__Instructions to follow__. Go through the data and copy every line exactly, but not the images.

__Data segment__.
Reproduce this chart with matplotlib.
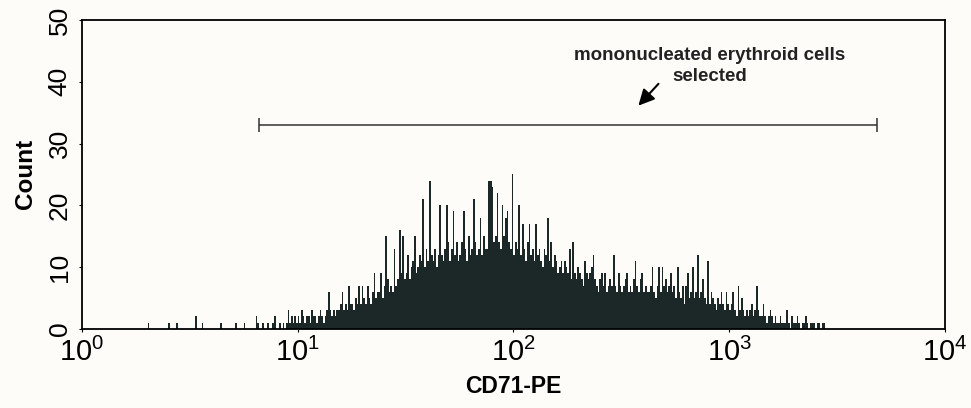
import numpy as np
import matplotlib
matplotlib.use('Agg')
import matplotlib.pyplot as plt

plt.rcParams['font.family'] = ['Liberation Sans', 'DejaVu Sans']
plt.rcParams['mathtext.fontset'] = 'custom'
plt.rcParams['mathtext.rm'] = 'Liberation Sans'

# histogram channels: 128 channels per decade, counts start at channel 32
channels_per_decade = 128
first_channel = 32
counts = [
    0, 0, 0, 0, 0, 0, 0, 1, 0, 0, 0, 0, 0, 0, 0, 0,
    0, 0, 0, 1, 0, 0, 0, 0, 1, 0, 0, 0, 0, 0, 0, 0,
    0, 0, 0, 2, 0, 0, 0, 1, 0, 0, 0, 0, 0, 0, 0, 0,
    0, 0, 1, 0, 0, 0, 0, 0, 0, 0, 0, 1, 0, 0, 0, 0,
    1, 0, 0, 0, 0, 0, 0, 2, 1, 0, 0, 1, 0, 0, 1, 0,
    0, 1, 2, 0, 0, 1, 0, 1, 0, 1, 3, 1, 2, 1, 2, 1,
    2, 1, 3, 2, 1, 2, 2, 1, 3, 2, 2, 1, 2, 3, 2, 1,
    2, 3, 6, 3, 2, 3, 2, 3, 3, 4, 6, 3, 4, 3, 7, 4,
    4, 3, 5, 4, 7, 4, 7, 5, 4, 7, 5, 4, 6, 9, 5, 6,
    6, 9, 5, 7, 15, 8, 6, 7, 6, 13, 7, 8, 16, 9, 15, 8,
    9, 12, 8, 10, 11, 15, 9, 10, 12, 11, 21, 10, 13, 11, 24, 12,
    11, 13, 10, 12, 20, 12, 11, 13, 20, 14, 11, 13, 19, 12, 14, 11,
    12, 14, 19, 13, 11, 15, 12, 13, 21, 14, 12, 13, 18, 12, 15, 13,
    13, 24, 24, 23, 14, 15, 22, 14, 13, 20, 15, 18, 19, 14, 13, 25,
    12, 14, 13, 20, 12, 17, 13, 11, 14, 17, 12, 13, 11, 17, 12, 13,
    11, 10, 13, 12, 18, 11, 14, 10, 12, 11, 9, 10, 11, 9, 11, 10,
    9, 13, 8, 14, 9, 8, 10, 9, 8, 7, 11, 9, 8, 9, 10, 12,
    8, 7, 6, 8, 9, 7, 9, 6, 7, 8, 7, 12, 7, 6, 9, 7,
    6, 7, 8, 9, 6, 7, 6, 8, 11, 7, 6, 8, 9, 6, 7, 6,
    6, 7, 10, 6, 5, 7, 10, 6, 10, 7, 8, 6, 7, 9, 6, 7,
    5, 10, 6, 5, 7, 4, 7, 9, 5, 6, 10, 5, 6, 12, 5, 6,
    8, 5, 4, 11, 4, 6, 5, 4, 3, 5, 4, 6, 4, 3, 6, 4,
    3, 4, 6, 3, 2, 7, 3, 5, 3, 2, 3, 2, 3, 4, 2, 3,
    7, 3, 2, 2, 4, 2, 1, 2, 3, 2, 1, 2, 1, 1, 2, 1,
    1, 1, 3, 1, 0, 2, 1, 1, 2, 1, 0, 1, 1, 2, 1, 0,
    1, 1, 1, 0, 1, 1, 0, 1, 1, 0, 0, 0, 0, 0, 0, 0,
]

gate_range = [6.6, 4840]
gate_level = 33
gate_label = 'mononucleated erythroid cells\nselected'
x_ticks = [1, 10, 100, 1000, 10000]
x_tick_labels = [r'$\mathregular{10^{%d}}$' % i for i in range(5)]
y_ticks = [0, 10, 20, 30, 40, 50]

bar_color = '#1c2828'
bg = '#fdfcf9'

fig = plt.figure(figsize=(9.71, 4.08), dpi=100, facecolor=bg)
ax = fig.add_axes([0.0845, 0.194, 0.8885, 0.757], facecolor=bg)

edges = 10 ** (np.arange(first_channel, first_channel + len(counts) + 1) / channels_per_decade)
ax.stairs(counts, edges, fill=True, color=bar_color, linewidth=0)

ax.set_xscale('log')
ax.set_xlim(1, 1e4)
ax.set_ylim(0, 50)
ax.set_xticks(x_ticks)
ax.set_xticklabels(x_tick_labels)
ax.minorticks_off()
ax.set_yticks(y_ticks)
ax.set_yticklabels([str(v) for v in y_ticks], rotation=90, va='center')
ax.tick_params(axis='both', direction='out', length=2.5, width=0.8)
ax.tick_params(axis='x', pad=4, labelsize=21)
ax.tick_params(axis='y', pad=5, labelsize=19)
for s in ax.spines.values():
    s.set_linewidth(1.3)
    s.set_color('black')

ax.set_xlabel('CD71-PE', fontsize=16.5, fontweight='bold', labelpad=6)
ax.set_ylabel('Count', fontsize=17.5, fontweight='bold', labelpad=8)

# gate bracket
ax.hlines(gate_level, gate_range[0], gate_range[1], color='#333333', linewidth=1.1)
ax.vlines(gate_range, gate_level - 1.1, gate_level + 1.1, color='#333333', linewidth=1.1)

ax.text(812, 42.6, gate_label, ha='center', va='center', fontsize=13.5,
        fontweight='bold', color='#222222', linespacing=1.3)
ax.annotate('', xy=(372, 35.8), xytext=(480, 40),
            arrowprops=dict(arrowstyle='-|>', color='black', lw=1.5, mutation_scale=24))

fig.savefig('out.png', dpi=100, facecolor=bg)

__Full output__.
Reproduce this chart with matplotlib.
import numpy as np
import matplotlib
matplotlib.use('Agg')
import matplotlib.pyplot as plt

plt.rcParams['font.family'] = ['Liberation Sans', 'DejaVu Sans']
plt.rcParams['mathtext.fontset'] = 'custom'
plt.rcParams['mathtext.rm'] = 'Liberation Sans'

# histogram channels: 128 channels per decade, counts start at channel 32
channels_per_decade = 128
first_channel = 32
counts = [
    0, 0, 0, 0, 0, 0, 0, 1, 0, 0, 0, 0, 0, 0, 0, 0,
    0, 0, 0, 1, 0, 0, 0, 0, 1, 0, 0, 0, 0, 0, 0, 0,
    0, 0, 0, 2, 0, 0, 0, 1, 0, 0, 0, 0, 0, 0, 0, 0,
    0, 0, 1, 0, 0, 0, 0, 0, 0, 0, 0, 1, 0, 0, 0, 0,
    1, 0, 0, 0, 0, 0, 0, 2, 1, 0, 0, 1, 0, 0, 1, 0,
    0, 1, 2, 0, 0, 1, 0, 1, 0, 1, 3, 1, 2, 1, 2, 1,
    2, 1, 3, 2, 1, 2, 2, 1, 3, 2, 2, 1, 2, 3, 2, 1,
    2, 3, 6, 3, 2, 3, 2, 3, 3, 4, 6, 3, 4, 3, 7, 4,
    4, 3, 5, 4, 7, 4, 7, 5, 4, 7, 5, 4, 6, 9, 5, 6,
    6, 9, 5, 7, 15, 8, 6, 7, 6, 13, 7, 8, 16, 9, 15, 8,
    9, 12, 8, 10, 11, 15, 9, 10, 12, 11, 21, 10, 13, 11, 24, 12,
    11, 13, 10, 12, 20, 12, 11, 13, 20, 14, 11, 13, 19, 12, 14, 11,
    12, 14, 19, 13, 11, 15, 12, 13, 21, 14, 12, 13, 18, 12, 15, 13,
    13, 24, 24, 23, 14, 15, 22, 14, 13, 20, 15, 18, 19, 14, 13, 25,
    12, 14, 13, 20, 12, 17, 13, 11, 14, 17, 12, 13, 11, 17, 12, 13,
    11, 10, 13, 12, 18, 11, 14, 10, 12, 11, 9, 10, 11, 9, 11, 10,
    9, 13, 8, 14, 9, 8, 10, 9, 8, 7, 11, 9, 8, 9, 10, 12,
    8, 7, 6, 8, 9, 7, 9, 6, 7, 8, 7, 12, 7, 6, 9, 7,
    6, 7, 8, 9, 6, 7, 6, 8, 11, 7, 6, 8, 9, 6, 7, 6,
    6, 7, 10, 6, 5, 7, 10, 6, 10, 7, 8, 6, 7, 9, 6, 7,
    5, 10, 6, 5, 7, 4, 7, 9, 5, 6, 10, 5, 6, 12, 5, 6,
    8, 5, 4, 11, 4, 6, 5, 4, 3, 5, 4, 6, 4, 3, 6, 4,
    3, 4, 6, 3, 2, 7, 3, 5, 3, 2, 3, 2, 3, 4, 2, 3,
    7, 3, 2, 2, 4, 2, 1, 2, 3, 2, 1, 2, 1, 1, 2, 1,
    1, 1, 3, 1, 0, 2, 1, 1, 2, 1, 0, 1, 1, 2, 1, 0,
    1, 1, 1, 0, 1, 1, 0, 1, 1, 0, 0, 0, 0, 0, 0, 0,
]

gate_range = [6.6, 4840]
gate_level = 33
gate_label = 'mononucleated erythroid cells\nselected'
x_ticks = [1, 10, 100, 1000, 10000]
x_tick_labels = [r'$\mathregular{10^{%d}}$' % i for i in range(5)]
y_ticks = [0, 10, 20, 30, 40, 50]

bar_color = '#1c2828'
bg = '#fdfcf9'

fig = plt.figure(figsize=(9.71, 4.08), dpi=100, facecolor=bg)
ax = fig.add_axes([0.0845, 0.194, 0.8885, 0.757], facecolor=bg)

edges = 10 ** (np.arange(first_channel, first_channel + len(counts) + 1) / channels_per_decade)
ax.stairs(counts, edges, fill=True, color=bar_color, linewidth=0)

ax.set_xscale('log')
ax.set_xlim(1, 1e4)
ax.set_ylim(0, 50)
ax.set_xticks(x_ticks)
ax.set_xticklabels(x_tick_labels)
ax.minorticks_off()
ax.set_yticks(y_ticks)
ax.set_yticklabels([str(v) for v in y_ticks], rotation=90, va='center')
ax.tick_params(axis='both', direction='out', length=2.5, width=0.8)
ax.tick_params(axis='x', pad=4, labelsize=21)
ax.tick_params(axis='y', pad=5, labelsize=19)
for s in ax.spines.values():
    s.set_linewidth(1.3)
    s.set_color('black')

ax.set_xlabel('CD71-PE', fontsize=16.5, fontweight='bold', labelpad=6)
ax.set_ylabel('Count', fontsize=17.5, fontweight='bold', labelpad=8)

# gate bracket
ax.hlines(gate_level, gate_range[0], gate_range[1], color='#333333', linewidth=1.1)
ax.vlines(gate_range, gate_level - 1.1, gate_level + 1.1, color='#333333', linewidth=1.1)

ax.text(812, 42.6, gate_label, ha='center', va='center', fontsize=13.5,
        fontweight='bold', color='#222222', linespacing=1.3)
ax.annotate('', xy=(372, 35.8), xytext=(480, 40),
            arrowprops=dict(arrowstyle='-|>', color='black', lw=1.5, mutation_scale=24))

fig.savefig('out.png', dpi=100, facecolor=bg)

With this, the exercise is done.